Transcribe the records below exactly as they appear, omitting any pictures.
◆ ◆ ◆ ◆
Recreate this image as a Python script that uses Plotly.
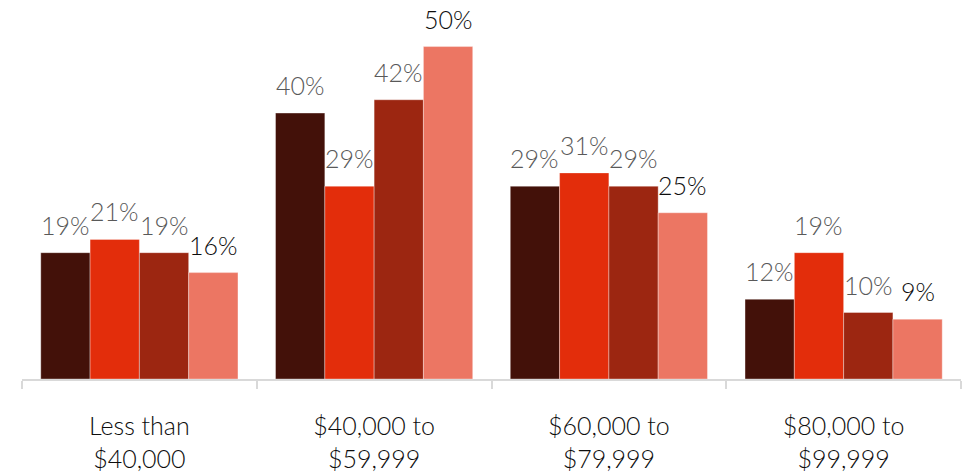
import plotly.graph_objects as go

# Income bands (x categories)
categories = ["Less than<br>$40,000", "$40,000 to<br>$59,999",
              "$60,000 to<br>$79,999", "$80,000 to<br>$99,999"]

# Share of respondents (%) for each of the four series
series_a = [19, 40, 29, 12]
series_b = [21, 29, 31, 19]
series_c = [19, 42, 29, 10]
series_d = [16, 50, 25, 9]

all_series = [series_a, series_b, series_c, series_d]
bar_colors = ["#431109", "#E32D0B", "#9C2611", "#EC7663"]
label_colors = ["#595959", "#595959", "#595959", "#0d0d0d"]

font_family = "Lato, 'Open Sans', sans-serif"
bargap = 0.16
n_series = len(all_series)
bar_w = (1 - bargap) / n_series

fig = go.Figure()
for i, vals in enumerate(all_series):
    fig.add_trace(go.Bar(
        x=categories, y=vals,
        marker=dict(color=bar_colors[i],
                    line=dict(color="rgba(255,255,255,0.35)", width=1)),
        showlegend=False,
        hoverinfo="skip",
    ))

# Value labels above each bar
annotations = []
for i, vals in enumerate(all_series):
    for j, v in enumerate(vals):
        annotations.append(dict(
            x=j + (i - (n_series - 1) / 2) * bar_w, y=v,
            xref="x", yref="y",
            text=f"{v}%", showarrow=False,
            yanchor="bottom", xanchor="center", yshift=11,
            font=dict(family=font_family, size=25, weight=300,
                      color=label_colors[i]),
        ))

fig.update_layout(
    width=974, height=476,
    margin=dict(l=22, r=13, t=10, b=97),
    paper_bgcolor="white", plot_bgcolor="white",
    barmode="group", bargap=bargap, bargroupgap=0,
    annotations=annotations,
    font=dict(family=font_family),
)
fig.update_xaxes(
    type="category", automargin=False,
    showline=True, linecolor="#d9d9d9", linewidth=2,
    ticks="outside", tickson="boundaries", ticklen=8, tickwidth=2,
    tickcolor="#d9d9d9",
    tickfont=dict(family=font_family, size=25, weight=300, color="#0d0d0d"),
    ticklabelstandoff=24,
    showgrid=False, zeroline=False,
)
fig.update_yaxes(
    range=[0, 55.5], visible=False, showgrid=False, zeroline=False,
)

fig.write_html("out.html")
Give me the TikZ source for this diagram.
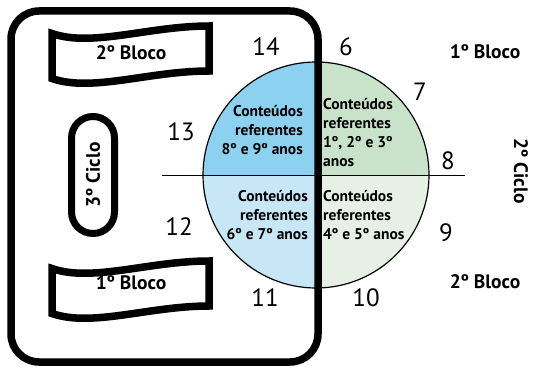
\documentclass[tikz,border=0pt]{standalone}
\usepackage{fontspec}
\setmainfont{PT Sans}
\usepackage{xcolor}
\usepackage{tikz}

\definecolor{azulforte}{HTML}{8DD1F0}
\definecolor{azulclaro}{HTML}{C7E6F6}
\definecolor{verdeforte}{HTML}{C8E3C9}
\definecolor{verdeclaro}{HTML}{E6F0E5}

\tikzset{
  num/.style={font=\fontsize{25}{25}\selectfont},
  rotulo/.style={font=\bfseries\fontsize{19.5}{19.5}\selectfont},
  quad/.style={font=\bfseries\fontsize{15.5}{19}\selectfont, inner sep=0pt},
  faixa/.style={line width=7.5pt, line join=miter}
}

\begin{document}
\begin{tikzpicture}[x=1pt,y=-1pt]
\useasboundingbox (0,0) rectangle (533,369);

% quadrantes do circulo
\begin{scope}
\clip (316,175) circle (113);
\fill[azulforte] (200,60) rectangle (318,175);
\fill[verdeforte] (318,60) rectangle (432,175);
\fill[azulclaro] (200,175) rectangle (318,290);
\fill[verdeclaro] (318,175) rectangle (432,290);
\end{scope}
\draw[line width=1.2pt] (316,175) circle (113);
\draw[line width=1pt] (162,175) -- (465,175);

% caixa do 3o ciclo
\draw[line width=7.5pt, rounded corners=28pt] (11,11) rectangle (318,362);

% faixas
\foreach \x/\y/\d/\t [count=\i] in {52/33.5/19/2º Bloco, 52/268.5/14.5/1º Bloco} {
  \draw[faixa] (\x,\y) .. controls +(40,14) and +(-60,0) .. ++(157,-7.5)
    -- ++(0,45) .. controls +(-60,0) and +(40,14) .. ++(-157,7.5) -- cycle;
  \node[rotulo] (faixa\i) at (\x+79,\y+\d) {\t};
}

\node[rotulo, draw, line width=7pt, rounded corners=21.5pt, rotate=90,
  minimum width=117pt, minimum height=43pt] (ciclo3) at (93,175) {3º Ciclo};

\node[rotulo] (bloco1) at (485,52) {1º Bloco};
\node[rotulo] (bloco2) at (485,282) {2º Bloco};
\node[rotulo, rotate=-90] (ciclo2) at (521,171) {2º Ciclo};

% textos dos quadrantes
\node[quad, align=right, anchor=east] (q89) at (303,130) {Conteúdos\\referentes\\8º e 9º anos};
\node[quad, align=left, anchor=west] (q123) at (323,133) {Conteúdos\\referentes\\1º, 2º e 3º\\anos};
\node[quad, align=right, anchor=east] (q67) at (308,215) {Conteúdos\\referentes\\6º e 7º anos};
\node[quad, align=left, anchor=west] (q45) at (323,215) {Conteúdos\\referentes\\4º e 5º anos};

% numeros
\foreach \n/\x/\y in {14/266/47, 6/346/47, 7/420/92, 8/448/161, 9/446/233,
  10/366/298, 11/265/298, 12/179/227, 13/181/132}
  \node[num] (n\n) at (\x,\y) {\n};
\end{tikzpicture}
\end{document}
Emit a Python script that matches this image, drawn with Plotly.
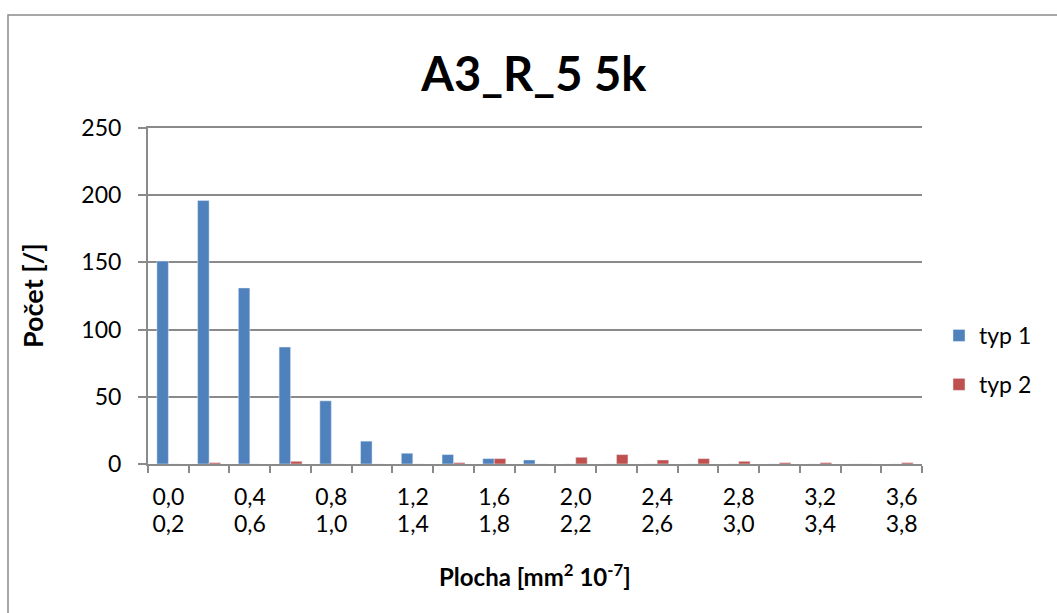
◆ ◆ ◆ ◆
# [Written response]
Recreate this image as a Python script that uses Plotly.
import plotly.graph_objects as go

# Income bands (x categories)
categories = ["Less than<br>$40,000", "$40,000 to<br>$59,999",
              "$60,000 to<br>$79,999", "$80,000 to<br>$99,999"]

# Share of respondents (%) for each of the four series
series_a = [19, 40, 29, 12]
series_b = [21, 29, 31, 19]
series_c = [19, 42, 29, 10]
series_d = [16, 50, 25, 9]

all_series = [series_a, series_b, series_c, series_d]
bar_colors = ["#431109", "#E32D0B", "#9C2611", "#EC7663"]
label_colors = ["#595959", "#595959", "#595959", "#0d0d0d"]

font_family = "Lato, 'Open Sans', sans-serif"
bargap = 0.16
n_series = len(all_series)
bar_w = (1 - bargap) / n_series

fig = go.Figure()
for i, vals in enumerate(all_series):
    fig.add_trace(go.Bar(
        x=categories, y=vals,
        marker=dict(color=bar_colors[i],
                    line=dict(color="rgba(255,255,255,0.35)", width=1)),
        showlegend=False,
        hoverinfo="skip",
    ))

# Value labels above each bar
annotations = []
for i, vals in enumerate(all_series):
    for j, v in enumerate(vals):
        annotations.append(dict(
            x=j + (i - (n_series - 1) / 2) * bar_w, y=v,
            xref="x", yref="y",
            text=f"{v}%", showarrow=False,
            yanchor="bottom", xanchor="center", yshift=11,
            font=dict(family=font_family, size=25, weight=300,
                      color=label_colors[i]),
        ))

fig.update_layout(
    width=974, height=476,
    margin=dict(l=22, r=13, t=10, b=97),
    paper_bgcolor="white", plot_bgcolor="white",
    barmode="group", bargap=bargap, bargroupgap=0,
    annotations=annotations,
    font=dict(family=font_family),
)
fig.update_xaxes(
    type="category", automargin=False,
    showline=True, linecolor="#d9d9d9", linewidth=2,
    ticks="outside", tickson="boundaries", ticklen=8, tickwidth=2,
    tickcolor="#d9d9d9",
    tickfont=dict(family=font_family, size=25, weight=300, color="#0d0d0d"),
    ticklabelstandoff=24,
    showgrid=False, zeroline=False,
)
fig.update_yaxes(
    range=[0, 55.5], visible=False, showgrid=False, zeroline=False,
)

fig.write_html("out.html")
Give me the TikZ source for this diagram.
\documentclass[tikz,border=0pt]{standalone}
\usepackage{fontspec}
\setmainfont{PT Sans}
\usepackage{xcolor}
\usepackage{tikz}

\definecolor{azulforte}{HTML}{8DD1F0}
\definecolor{azulclaro}{HTML}{C7E6F6}
\definecolor{verdeforte}{HTML}{C8E3C9}
\definecolor{verdeclaro}{HTML}{E6F0E5}

\tikzset{
  num/.style={font=\fontsize{25}{25}\selectfont},
  rotulo/.style={font=\bfseries\fontsize{19.5}{19.5}\selectfont},
  quad/.style={font=\bfseries\fontsize{15.5}{19}\selectfont, inner sep=0pt},
  faixa/.style={line width=7.5pt, line join=miter}
}

\begin{document}
\begin{tikzpicture}[x=1pt,y=-1pt]
\useasboundingbox (0,0) rectangle (533,369);

% quadrantes do circulo
\begin{scope}
\clip (316,175) circle (113);
\fill[azulforte] (200,60) rectangle (318,175);
\fill[verdeforte] (318,60) rectangle (432,175);
\fill[azulclaro] (200,175) rectangle (318,290);
\fill[verdeclaro] (318,175) rectangle (432,290);
\end{scope}
\draw[line width=1.2pt] (316,175) circle (113);
\draw[line width=1pt] (162,175) -- (465,175);

% caixa do 3o ciclo
\draw[line width=7.5pt, rounded corners=28pt] (11,11) rectangle (318,362);

% faixas
\foreach \x/\y/\d/\t [count=\i] in {52/33.5/19/2º Bloco, 52/268.5/14.5/1º Bloco} {
  \draw[faixa] (\x,\y) .. controls +(40,14) and +(-60,0) .. ++(157,-7.5)
    -- ++(0,45) .. controls +(-60,0) and +(40,14) .. ++(-157,7.5) -- cycle;
  \node[rotulo] (faixa\i) at (\x+79,\y+\d) {\t};
}

\node[rotulo, draw, line width=7pt, rounded corners=21.5pt, rotate=90,
  minimum width=117pt, minimum height=43pt] (ciclo3) at (93,175) {3º Ciclo};

\node[rotulo] (bloco1) at (485,52) {1º Bloco};
\node[rotulo] (bloco2) at (485,282) {2º Bloco};
\node[rotulo, rotate=-90] (ciclo2) at (521,171) {2º Ciclo};

% textos dos quadrantes
\node[quad, align=right, anchor=east] (q89) at (303,130) {Conteúdos\\referentes\\8º e 9º anos};
\node[quad, align=left, anchor=west] (q123) at (323,133) {Conteúdos\\referentes\\1º, 2º e 3º\\anos};
\node[quad, align=right, anchor=east] (q67) at (308,215) {Conteúdos\\referentes\\6º e 7º anos};
\node[quad, align=left, anchor=west] (q45) at (323,215) {Conteúdos\\referentes\\4º e 5º anos};

% numeros
\foreach \n/\x/\y in {14/266/47, 6/346/47, 7/420/92, 8/448/161, 9/446/233,
  10/366/298, 11/265/298, 12/179/227, 13/181/132}
  \node[num] (n\n) at (\x,\y) {\n};
\end{tikzpicture}
\end{document}
Emit a Python script that matches this image, drawn with Plotly.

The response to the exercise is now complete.